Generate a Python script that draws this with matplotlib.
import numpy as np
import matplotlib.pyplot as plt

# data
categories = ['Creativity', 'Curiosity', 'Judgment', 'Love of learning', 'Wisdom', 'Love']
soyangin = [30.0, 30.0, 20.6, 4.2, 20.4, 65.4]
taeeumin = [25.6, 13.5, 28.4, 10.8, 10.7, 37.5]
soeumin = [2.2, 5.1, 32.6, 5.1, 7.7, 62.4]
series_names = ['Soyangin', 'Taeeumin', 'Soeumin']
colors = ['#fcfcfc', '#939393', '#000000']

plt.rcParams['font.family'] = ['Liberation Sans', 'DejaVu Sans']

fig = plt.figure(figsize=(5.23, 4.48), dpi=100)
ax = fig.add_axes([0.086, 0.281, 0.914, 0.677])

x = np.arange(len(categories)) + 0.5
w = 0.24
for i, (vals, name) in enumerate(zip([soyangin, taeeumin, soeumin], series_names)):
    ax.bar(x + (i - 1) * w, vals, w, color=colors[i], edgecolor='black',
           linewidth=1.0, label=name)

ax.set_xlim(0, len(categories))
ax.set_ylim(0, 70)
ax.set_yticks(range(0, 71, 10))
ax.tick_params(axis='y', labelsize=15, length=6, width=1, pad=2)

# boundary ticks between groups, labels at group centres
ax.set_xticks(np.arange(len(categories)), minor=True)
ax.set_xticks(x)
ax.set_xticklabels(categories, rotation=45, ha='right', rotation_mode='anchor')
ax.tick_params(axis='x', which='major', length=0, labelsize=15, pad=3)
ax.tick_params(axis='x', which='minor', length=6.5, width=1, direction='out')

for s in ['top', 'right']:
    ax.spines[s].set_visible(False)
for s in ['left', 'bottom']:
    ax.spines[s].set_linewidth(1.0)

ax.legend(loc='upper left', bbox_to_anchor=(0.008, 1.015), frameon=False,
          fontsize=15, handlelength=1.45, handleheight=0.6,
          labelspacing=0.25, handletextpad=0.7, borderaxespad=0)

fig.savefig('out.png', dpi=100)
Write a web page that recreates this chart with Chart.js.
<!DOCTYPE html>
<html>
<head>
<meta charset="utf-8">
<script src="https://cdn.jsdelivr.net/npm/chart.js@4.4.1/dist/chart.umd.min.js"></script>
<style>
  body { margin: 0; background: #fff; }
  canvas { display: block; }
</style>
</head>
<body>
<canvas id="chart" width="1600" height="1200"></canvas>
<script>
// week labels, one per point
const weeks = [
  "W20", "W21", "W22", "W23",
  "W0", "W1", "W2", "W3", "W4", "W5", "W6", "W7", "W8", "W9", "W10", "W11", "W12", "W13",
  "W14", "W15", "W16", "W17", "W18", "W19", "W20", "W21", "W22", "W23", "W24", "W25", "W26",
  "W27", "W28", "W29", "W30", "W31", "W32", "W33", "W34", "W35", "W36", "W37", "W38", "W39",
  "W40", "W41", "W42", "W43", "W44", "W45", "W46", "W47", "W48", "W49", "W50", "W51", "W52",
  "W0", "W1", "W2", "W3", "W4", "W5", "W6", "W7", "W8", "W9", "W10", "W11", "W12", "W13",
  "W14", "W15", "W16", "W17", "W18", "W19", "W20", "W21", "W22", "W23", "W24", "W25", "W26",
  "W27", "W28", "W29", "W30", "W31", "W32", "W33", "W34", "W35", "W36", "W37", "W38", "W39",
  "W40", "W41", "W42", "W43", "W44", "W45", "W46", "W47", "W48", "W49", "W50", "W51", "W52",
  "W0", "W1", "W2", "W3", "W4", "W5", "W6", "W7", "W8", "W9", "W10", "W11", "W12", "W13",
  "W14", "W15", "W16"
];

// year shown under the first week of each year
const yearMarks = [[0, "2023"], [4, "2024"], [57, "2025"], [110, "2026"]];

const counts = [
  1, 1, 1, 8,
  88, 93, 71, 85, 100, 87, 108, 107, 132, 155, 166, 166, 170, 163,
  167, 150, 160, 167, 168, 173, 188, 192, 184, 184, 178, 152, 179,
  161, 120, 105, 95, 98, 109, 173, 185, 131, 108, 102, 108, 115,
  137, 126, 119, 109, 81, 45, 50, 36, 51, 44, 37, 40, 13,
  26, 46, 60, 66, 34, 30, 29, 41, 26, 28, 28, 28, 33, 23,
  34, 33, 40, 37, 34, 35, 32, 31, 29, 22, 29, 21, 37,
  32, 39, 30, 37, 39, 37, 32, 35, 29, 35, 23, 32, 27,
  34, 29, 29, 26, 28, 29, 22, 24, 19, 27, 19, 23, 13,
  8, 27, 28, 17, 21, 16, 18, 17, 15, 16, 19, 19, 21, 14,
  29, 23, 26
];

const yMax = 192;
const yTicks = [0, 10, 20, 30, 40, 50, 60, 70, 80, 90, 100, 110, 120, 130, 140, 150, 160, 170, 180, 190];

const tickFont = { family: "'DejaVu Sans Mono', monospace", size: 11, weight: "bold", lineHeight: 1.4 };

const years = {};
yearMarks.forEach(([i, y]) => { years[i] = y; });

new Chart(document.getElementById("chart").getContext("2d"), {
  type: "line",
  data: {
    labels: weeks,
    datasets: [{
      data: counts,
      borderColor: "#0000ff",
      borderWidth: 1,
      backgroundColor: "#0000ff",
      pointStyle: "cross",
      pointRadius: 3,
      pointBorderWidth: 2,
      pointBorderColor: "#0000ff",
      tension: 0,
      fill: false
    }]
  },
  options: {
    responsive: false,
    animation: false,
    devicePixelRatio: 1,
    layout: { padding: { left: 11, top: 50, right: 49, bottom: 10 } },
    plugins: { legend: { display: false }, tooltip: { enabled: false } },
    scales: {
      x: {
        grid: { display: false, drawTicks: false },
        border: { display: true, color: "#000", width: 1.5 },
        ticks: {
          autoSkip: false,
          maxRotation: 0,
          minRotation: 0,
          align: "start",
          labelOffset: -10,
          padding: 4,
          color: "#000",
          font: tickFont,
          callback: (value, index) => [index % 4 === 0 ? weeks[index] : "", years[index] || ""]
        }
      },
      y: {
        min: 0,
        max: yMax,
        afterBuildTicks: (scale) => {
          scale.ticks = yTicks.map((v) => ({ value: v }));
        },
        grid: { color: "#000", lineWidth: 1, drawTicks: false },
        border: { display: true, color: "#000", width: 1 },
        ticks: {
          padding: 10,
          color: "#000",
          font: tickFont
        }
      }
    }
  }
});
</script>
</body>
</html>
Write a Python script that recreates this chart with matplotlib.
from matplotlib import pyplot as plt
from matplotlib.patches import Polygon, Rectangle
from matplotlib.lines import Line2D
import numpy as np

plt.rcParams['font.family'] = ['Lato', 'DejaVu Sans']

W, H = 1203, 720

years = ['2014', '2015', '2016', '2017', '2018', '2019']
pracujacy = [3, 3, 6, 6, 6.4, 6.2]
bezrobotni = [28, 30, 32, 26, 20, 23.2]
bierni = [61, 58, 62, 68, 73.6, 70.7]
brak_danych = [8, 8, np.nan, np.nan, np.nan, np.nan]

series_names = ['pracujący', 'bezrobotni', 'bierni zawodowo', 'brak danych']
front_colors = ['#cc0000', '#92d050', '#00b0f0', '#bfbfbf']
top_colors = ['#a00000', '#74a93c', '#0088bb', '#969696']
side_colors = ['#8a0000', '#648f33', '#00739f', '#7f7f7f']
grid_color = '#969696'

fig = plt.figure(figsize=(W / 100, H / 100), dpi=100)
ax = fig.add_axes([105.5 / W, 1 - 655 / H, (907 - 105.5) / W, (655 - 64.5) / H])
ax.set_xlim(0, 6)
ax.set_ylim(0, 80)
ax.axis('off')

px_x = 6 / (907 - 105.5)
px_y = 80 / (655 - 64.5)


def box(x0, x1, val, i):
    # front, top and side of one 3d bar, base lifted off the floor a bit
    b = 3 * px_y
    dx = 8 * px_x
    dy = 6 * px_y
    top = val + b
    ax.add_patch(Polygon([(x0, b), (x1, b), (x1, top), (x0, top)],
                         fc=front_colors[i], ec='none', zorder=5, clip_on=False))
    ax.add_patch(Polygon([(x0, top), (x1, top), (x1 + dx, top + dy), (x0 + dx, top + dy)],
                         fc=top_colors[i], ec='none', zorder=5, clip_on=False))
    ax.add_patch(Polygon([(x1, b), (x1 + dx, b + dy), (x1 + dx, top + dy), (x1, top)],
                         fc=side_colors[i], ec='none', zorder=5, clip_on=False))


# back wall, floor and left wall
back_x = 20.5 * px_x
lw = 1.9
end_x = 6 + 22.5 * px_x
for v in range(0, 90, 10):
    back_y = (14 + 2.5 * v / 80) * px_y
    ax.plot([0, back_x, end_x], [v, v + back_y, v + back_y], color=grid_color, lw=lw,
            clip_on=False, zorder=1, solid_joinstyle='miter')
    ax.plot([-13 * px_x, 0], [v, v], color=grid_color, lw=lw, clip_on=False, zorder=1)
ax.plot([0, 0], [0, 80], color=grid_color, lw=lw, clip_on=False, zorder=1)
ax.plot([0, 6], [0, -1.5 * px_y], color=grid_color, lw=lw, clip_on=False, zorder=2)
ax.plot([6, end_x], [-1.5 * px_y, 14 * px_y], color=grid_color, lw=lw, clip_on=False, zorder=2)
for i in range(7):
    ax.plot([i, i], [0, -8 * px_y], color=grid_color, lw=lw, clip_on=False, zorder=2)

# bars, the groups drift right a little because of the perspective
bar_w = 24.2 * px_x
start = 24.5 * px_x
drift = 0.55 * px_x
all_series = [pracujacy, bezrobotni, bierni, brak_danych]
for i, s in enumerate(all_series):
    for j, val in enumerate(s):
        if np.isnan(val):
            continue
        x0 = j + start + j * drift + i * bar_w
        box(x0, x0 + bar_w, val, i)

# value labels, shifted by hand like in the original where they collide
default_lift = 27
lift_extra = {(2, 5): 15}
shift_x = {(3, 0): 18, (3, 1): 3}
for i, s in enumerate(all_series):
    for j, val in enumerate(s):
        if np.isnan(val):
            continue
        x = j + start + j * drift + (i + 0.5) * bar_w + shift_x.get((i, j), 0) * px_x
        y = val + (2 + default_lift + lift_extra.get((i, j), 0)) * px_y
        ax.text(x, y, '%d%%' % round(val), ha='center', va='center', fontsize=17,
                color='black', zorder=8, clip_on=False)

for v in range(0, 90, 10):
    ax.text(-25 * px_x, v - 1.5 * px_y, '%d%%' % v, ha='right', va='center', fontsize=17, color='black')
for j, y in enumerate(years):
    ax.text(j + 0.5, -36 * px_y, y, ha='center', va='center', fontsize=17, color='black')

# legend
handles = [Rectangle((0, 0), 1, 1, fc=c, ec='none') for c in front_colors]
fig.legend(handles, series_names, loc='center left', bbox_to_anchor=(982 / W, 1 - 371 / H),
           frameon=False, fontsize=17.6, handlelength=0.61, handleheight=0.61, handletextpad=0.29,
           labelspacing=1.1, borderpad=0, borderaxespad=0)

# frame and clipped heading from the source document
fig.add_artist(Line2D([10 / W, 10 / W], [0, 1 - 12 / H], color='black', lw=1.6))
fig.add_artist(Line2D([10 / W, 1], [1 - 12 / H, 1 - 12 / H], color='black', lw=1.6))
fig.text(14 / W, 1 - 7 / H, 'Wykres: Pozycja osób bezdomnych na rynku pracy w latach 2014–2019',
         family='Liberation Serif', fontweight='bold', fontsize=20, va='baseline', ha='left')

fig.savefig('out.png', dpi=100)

_____

• **Aim**: Exactly as they appear, please write out the lines from the opening of the listing above down to the line containing "import matplotlib.pyplot as plt", with both end lines included.

• **Solution**:
Generate a Python script that draws this with matplotlib.
import numpy as np
import matplotlib.pyplot as plt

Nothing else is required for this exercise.